Chopping off my hair was a gateway for me to take ownership over all the other ways gender roles and expectations dictated my life.
Hair has always been a potent symbol of sexuality and power. It gave Samson his power, let Mary Magdalene prove her loyalty, and signified the bucking of status quo for thousands of young Americans in the 60s.
For women, this signifier of sexuality is ever-present. Long, luscious locks are the mark of a feminine, sexually available woman, such that weaves and falls are big business, and strippers or porn stars with short hair are rare.
For queer women, the first haircut is a milestone. Ridding oneself of hair is a symbolic gesture of bucking the patriarchy and its beauty standards and choosing into a standard that embraces a larger range of female identity.
With my short hair, I felt as though I was sending a clear message to society, that my beauty didn’t belong to it, rather it was mine to use and interpret on my own terms.
From the first time I took the scissors to my locks, I became entranced with the ways I could alter my hair to suit my mood. Since then, my hair has experienced innumerable colors, cuts and styles.
The Michael Cunningham quote at the top of this post has always struck me. It’s the reason I have my tattoos, why I cut my hair whenever I feel like it, and why I dress the way I do. When we cut our hair, we are making a statement to our communities. We are declaring our identities and the choices we make with our bodies as our own. We are not letting nebulous “future employers” or the varying tastes of potential lovers tell us how we should look. We are not banking on beauty standards that we never wanted in the first place, to tell us how we must look in order to be beautiful.

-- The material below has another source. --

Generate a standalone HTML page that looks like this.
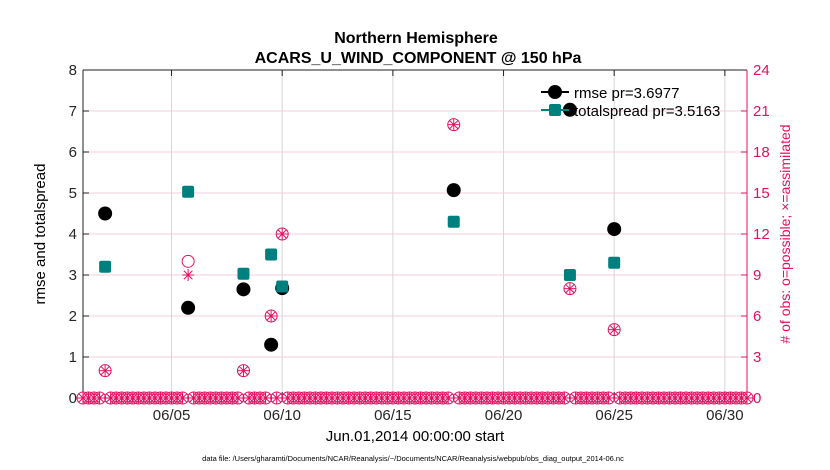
<!DOCTYPE html>
<html><head><meta charset="utf-8"><style>
html,body{margin:0;padding:0;background:#fff;}
svg{display:block;font-family:"Liberation Sans",Arial,sans-serif;}
</style></head><body>
<svg id="chart" width="830" height="470" xmlns="http://www.w3.org/2000/svg">
<rect width="830" height="470" fill="#fff"/>
<text x="416" y="43" text-anchor="middle" font-size="16" font-weight="bold">Northern Hemisphere</text>
<text x="418" y="63" text-anchor="middle" font-size="16" font-weight="bold">ACARS_U_WIND_COMPONENT @ 150 hPa</text>
<text x="415" y="441" text-anchor="middle" font-size="15">Jun.01,2014 00:00:00 start</text>
<text x="413" y="461" text-anchor="middle" font-size="7.5">data file: /Users/gharamti/Documents/NCAR/Reanalysis/~/Documents/NCAR/Reanalysis/webpub/obs_diag_output_2014-06.nc</text>
<text transform="translate(45,234) rotate(-90)" text-anchor="middle" font-size="15">rmse and totalspread</text>
<text transform="translate(790,234) rotate(-90)" text-anchor="middle" font-size="14" fill="#e0115f"># of obs: o=possible; ×=assimilated</text>
<g id="grid"></g><g id="axes"></g><g id="marks"></g><g id="legend"></g>
</svg>
<script>
const xTickDays=[4,9,14,19,24,29];
const xTickLabels=["06/05","06/10","06/15","06/20","06/25","06/30"];
const yLeftTicks=[0,1,2,3,4,5,6,7,8];
const yRightTicks=[0,3,6,9,12,15,18,21,24];
const days=[1.0,4.75,7.25,8.5,9.0,16.75,22.0,24.0];
const rmse=[4.5,2.2,2.65,1.3,2.68,5.07,7.03,4.12];
const spread=[3.2,5.03,3.03,3.5,2.72,4.3,3.0,3.3];
const nPossible=[2,10,2,6,12,20,8,5];
const nAssim=[2,9,2,6,12,20,8,5];
const stepDays=0.25;

const NS="http://www.w3.org/2000/svg";
const L=83,R=747,T=70,B=398;
const xs=d=>L+(R-L)*d/30;
const yl=v=>B-(B-T)*v/8;
const yr=v=>B-(B-T)*v/24;
function el(p,tag,a){const e=document.createElementNS(NS,tag);for(const k in a)e.setAttribute(k,a[k]);p.appendChild(e);return e;}
const grid=document.getElementById('grid'),axes=document.getElementById('axes'),marks=document.getElementById('marks'),leg=document.getElementById('legend');

xTickDays.forEach((d,i)=>{
  const g=el(grid,'line',{x1:xs(d),x2:xs(d),y1:T,y2:B,stroke:'#d6d6d6','stroke-width':1});
  
  
  const tk=el(axes,'line',{x1:xs(d),x2:xs(d),y1:B,y2:B-6,stroke:'#222'});
  
  
  const tk2=el(axes,'line',{x1:xs(d),x2:xs(d),y1:T,y2:T+6,stroke:'#222'});
  
  
  const t=el(axes,'text',{x:xs(d),y:B+22,'text-anchor':'middle','font-size':15,fill:'#262626'});
  t.textContent=xTickLabels[i];
  
  
});
yLeftTicks.forEach(v=>{
  if(v>0&&v<8){const g=el(grid,'line',{x1:L,x2:R,y1:yl(v),y2:yl(v),stroke:'#f5cddd','stroke-width':1});
  
  }
  const tk=el(axes,'line',{x1:L,x2:L+6,y1:yl(v),y2:yl(v),stroke:'#222'});
  
  
  const t=el(axes,'text',{x:L-6,y:yl(v)+5,'text-anchor':'end','font-size':15,fill:'#262626'});
  t.textContent=v;
  
  
});
yRightTicks.forEach(v=>{
  const tk=el(axes,'line',{x1:R,x2:R-6,y1:yr(v),y2:yr(v),stroke:'#e0115f'});
  
  
  const t=el(axes,'text',{x:R+6,y:yr(v)+5,'font-size':15,fill:'#e0115f'});
  t.textContent=v;
  
  
});
const la=el(axes,'line',{x1:L,x2:L,y1:T,y2:B,stroke:'#222'});


const ta=el(axes,'line',{x1:L,x2:R,y1:T,y2:T,stroke:'#222'});


const ra=el(axes,'line',{x1:R,x2:R,y1:T,y2:B,stroke:'#e0115f'});


const ba=el(axes,'line',{x1:L,x2:R,y1:B,y2:B,stroke:'#222'});



function obsCircle(x,y,name){const c=el(marks,'circle',{cx:x,cy:y,r:6,fill:'none',stroke:'#e0115f','stroke-width':1});}
function obsStar(x,y,name){const g=el(marks,'g',{stroke:'#e0115f','stroke-width':1});
  for(let a=0;a<4;a++){const an=a*Math.PI/4;el(g,'line',{x1:x-6*Math.cos(an),y1:y-6*Math.sin(an),x2:x+6*Math.cos(an),y2:y+6*Math.sin(an)});}}
for(let d=0;d<=30+1e-9;d+=stepDays){
  if(days.some(t=>Math.abs(t-d)<1e-6))continue;
  obsCircle(xs(d),yr(0),'obs-possible-zero');
  obsStar(xs(d),yr(0),'obs-assimilated-zero');
}
days.forEach((d,i)=>{
  obsCircle(xs(d),yr(nPossible[i]),'obs-possible-point');
  obsStar(xs(d),yr(nAssim[i]),'obs-assimilated-point');
});
days.forEach((d,i)=>{
  const c=el(marks,'circle',{cx:xs(d),cy:yl(rmse[i]),r:7,fill:'#000'});
  
  
});
days.forEach((d,i)=>{
  const s=el(marks,'rect',{x:xs(d)-6,y:yl(spread[i])-6,width:12,height:12,rx:2,fill:'#007f7f'});
  
  
});
const l1=el(leg,'line',{x1:541,x2:569,y1:92,y2:92,stroke:'#000','stroke-width':2});


const m1=el(leg,'circle',{cx:555,cy:92,r:7,fill:'#000'});


const t1=el(leg,'text',{x:574,y:98,'font-size':15});t1.textContent='rmse pr=3.6977';


const l2=el(leg,'line',{x1:541,x2:569,y1:110,y2:110,stroke:'#007f7f','stroke-width':2});


const m2=el(leg,'rect',{x:549,y:104,width:12,height:12,rx:2,fill:'#007f7f'});


const t2=el(leg,'text',{x:574,y:116,'font-size':15});t2.textContent='totalspread pr=3.5163';


</script>
</body></html>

When I started cutting and dying my own hair, I began to meet people that I wanted in my life. Queer women started noticing me, and I finally started to date some amazing women in LA. I got my dream job and I felt fully seen by my friends. Is this all because of a haircut? Probably not. But my outsides finally matched my insides for the first time in my life. Feeling fully beautiful in my own skin, and based on my own sense of aesthetic trumped whatever bullshit expectations mainstream society set for me. I know that this is what my new friends and lovers saw and were attracted to.

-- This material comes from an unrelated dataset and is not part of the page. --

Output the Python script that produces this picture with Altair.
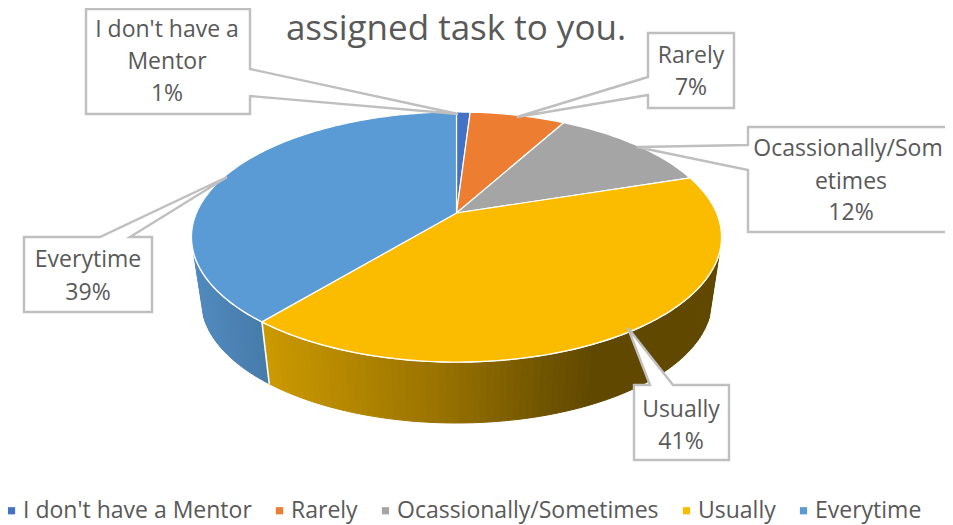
import math
import altair as alt

# ---- values ----
labels = ["I don't have a Mentor", "Rarely", "Ocassionally/Sometimes", "Usually", "Everytime"]
shares = [1, 7, 12, 41, 39]
top_colors = ["#4472C4", "#ED7D31", "#A5A5A5", "#FBBC00", "#5B9BD5"]

text_rows = ["I don't have a", "Mentor", "1%", "Rarely", "7%", "Ocassionally/Som", "etimes", "12%",
             "Usually", "41%", "Everytime", "39%"]
text_x = [167, 167, 167, 691, 691, 848, 851, 851, 681, 681, 88, 88]
text_y = [30, 62, 94, 56, 88, 149, 182, 213, 410, 442, 260, 293]
title_text = "assigned task to you."

# callout outlines: box (left, top, right, bottom), pointer base and tip
callouts = [
    ((86, 9, 250, 114), "right", 69, 96, (458, 114)),
    ((648, 33, 734, 108), "left", 77, 95, (517, 117)),
    ((748, 127, 975, 232), "left", 145, 170, (637, 147)),
    ((24, 237, 152, 312), "top", 100, 130, (227, 177)),
    ((634, 385, 729, 460), "top", 650, 673, (628, 328)),
]

# view geometry of the tilted disc
CX, CY, RX, RY = 456.5, 237.0, 265.0, 125.0     # top rim
LX, LY, LRX, LRY = 456.5, 301.0, 255.0, 122.0   # bottom rim
K = 0.192                                       # how far the apex sits above the rim's centre
wall_stops_x = [262, 450, 550, 595, 725]
wall_stops_yellow = [(0xCC, 0x99, 0x00), (0x95, 0x70, 0x00), (0x6E, 0x53, 0x00), (0x60, 0x48, 0x00), (0x60, 0x48, 0x00)]
wall_blue = [(190, (0x52, 0x8A, 0xBF)), (268, (0x45, 0x7A, 0xA8))]


def rim_param(share_pct):
    """Angle on the rim (screen parametrisation, clockwise from top) of a cumulative share."""
    t = math.radians(share_pct * 3.6)
    u, v = math.sin(t), math.cos(t)
    d = 1 + K * v
    return math.atan2(u * math.sqrt(1 - K * K) / d, (v + K) / d) % (2 * math.pi)


def top_pt(a):
    return [CX + RX * math.sin(a), CY - RY * math.cos(a)]


def low_pt(a):
    return [LX + LRX * math.sin(a), LY - LRY * math.cos(a)]


apex = [CX, CY - K * RY]


def feature(coords, **props):
    return {"type": "Feature", "properties": props,
            "geometry": {"type": "Polygon", "coordinates": [coords]}}


def mix(stops_x, stops_c, x):
    if x <= stops_x[0]:
        c = stops_c[0]
    elif x >= stops_x[-1]:
        c = stops_c[-1]
    else:
        for i in range(len(stops_x) - 1):
            if stops_x[i] <= x <= stops_x[i + 1]:
                f = (x - stops_x[i]) / (stops_x[i + 1] - stops_x[i])
                c = tuple(stops_c[i][j] + f * (stops_c[i + 1][j] - stops_c[i][j]) for j in range(3))
                break
    return "#%02x%02x%02x" % tuple(int(round(z)) for z in c)


# cumulative boundaries
bounds = [0]
for s in shares:
    bounds.append(bounds[-1] + s)
params = [rim_param(b) for b in bounds[:-1]] + [2 * math.pi]

# top wedges
top_feats = []
for i, lab in enumerate(labels):
    a0, a1 = params[i], params[i + 1]
    n = max(4, int((a1 - a0) / math.radians(1)))
    rim = [top_pt(a0 + (a1 - a0) * j / n) for j in range(n + 1)]
    top_feats.append(feature([apex] + rim + [apex], label=lab))

# side wall strips
seam = params[4]
wall_feats = []
a = math.radians(97)
end = math.radians(263)
step = math.radians(1.5)
while a < end:
    b = min(a + step, end)
    if a < seam <= b:
        b = seam
    xm = (top_pt(a)[0] + top_pt(b)[0]) / 2
    if a >= seam:
        col = mix([wall_blue[0][0], wall_blue[1][0]], [wall_blue[0][1], wall_blue[1][1]], xm)
    else:
        col = mix(wall_stops_x, wall_stops_yellow, xm)
    poly = [top_pt(a), top_pt(b), low_pt(b), low_pt(a), top_pt(a)]
    wall_feats.append(feature(poly, c=col))
    a = b

seam_feat = [{"type": "Feature", "properties": {},
              "geometry": {"type": "LineString", "coordinates": [top_pt(seam), low_pt(seam)]}}]
rim_feat = [{"type": "Feature", "properties": {},
             "geometry": {"type": "LineString",
                          "coordinates": [top_pt(math.radians(d)) for d in range(97, 264)]}}]

# callouts
call_feats = []
for (l, t, r, bm), side, p0, p1, tip in callouts:
    if side == "right":
        pts = [[l, t], [r, t], [r, p0], tip, [r, p1], [r, bm], [l, bm], [l, t]]
    elif side == "left":
        pts = [[l, t], [r, t], [r, bm], [l, bm], [l, p1], tip, [l, p0], [l, t]]
    else:
        pts = [[l, t], [p0, t], tip, [p1, t], [r, t], [r, bm], [l, bm], [l, t]]
    call_feats.append(feature(pts))

wall_layer = alt.Chart(alt.Data(values=wall_feats)).mark_geoshape(strokeWidth=1.0).encode(
    color=alt.Color("properties.c:N", scale=None),
    stroke=alt.Stroke("properties.c:N", scale=None),
)
seam_layer = alt.Chart(alt.Data(values=seam_feat)).mark_geoshape(filled=False, stroke="white", strokeWidth=1.6)
rim_layer = alt.Chart(alt.Data(values=rim_feat)).mark_geoshape(filled=False, stroke="white", strokeWidth=1.6)
top_layer = alt.Chart(alt.Data(values=top_feats)).mark_geoshape(stroke="white", strokeWidth=1.2).encode(
    color=alt.Color(
        "properties.label:N",
        scale=alt.Scale(domain=labels, range=top_colors),
        sort=labels,
        legend=alt.Legend(
            title=None, orient="none", legendX=-8, legendY=491, direction="horizontal", columns=5,
            symbolType="square", symbolSize=52, symbolStrokeWidth=0,
            labelFont="Open Sans", labelFontSize=23, labelColor="#595959", labelLimit=400,
            columnPadding=16, labelOffset=0,
        ),
    )
)
call_layer = alt.Chart(alt.Data(values=call_feats)).mark_geoshape(fill="white", stroke="#BFBFBF", strokeWidth=2.4)

text_layer = alt.Chart(alt.Data(values=[
    {"t": t, "x": x, "y": y} for t, x, y in zip(text_rows, text_x, text_y)
])).mark_text(font="Open Sans", fontSize=23, color="#595959", align="center", baseline="middle").encode(
    longitude="x:Q", latitude="y:Q", text="t:N"
)
title_layer = alt.Chart(alt.Data(values=[{"t": title_text, "x": 456, "y": 29}])).mark_text(
    font="Open Sans", fontSize=35, color="#595959", align="center", baseline="middle"
).encode(longitude="x:Q", latitude="y:Q", text="t:N")

chart = (
    alt.layer(wall_layer, seam_layer, rim_layer, top_layer, call_layer, text_layer, title_layer)
    .resolve_scale(color="independent", stroke="independent")
    .project(type="identity", scale=1, translate=[-8, -8])
    .properties(width=937, height=517, padding=0, autosize=alt.AutoSizeParams(type="none"),
                background="white")
    .configure_view(stroke=None)
)

chart.save("out.html", embed_options={"renderer": "svg", "actions": False})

I took some time off to give my hair a rest over the winter. I was genuinely curious as to what my hair looked like if I just let it grow. My mother loved this choice. I, however, was ambivalent. Now, I’m back to my usual orange and blonde, which makes me quite happy. I’ve learned how to use clippers and do my own fade lines. I don’t expect to stop anytime soon. Every time I cut my hair I’m declaring my body as my own. I get to decide when I feel beautiful and why. I get to opt out of the race for femme-bot beauty and opt in to my own standards.
While I am certainly not my hair, my hair is an extension of me. It is a tool and a weapon that I get to wield on my own terms.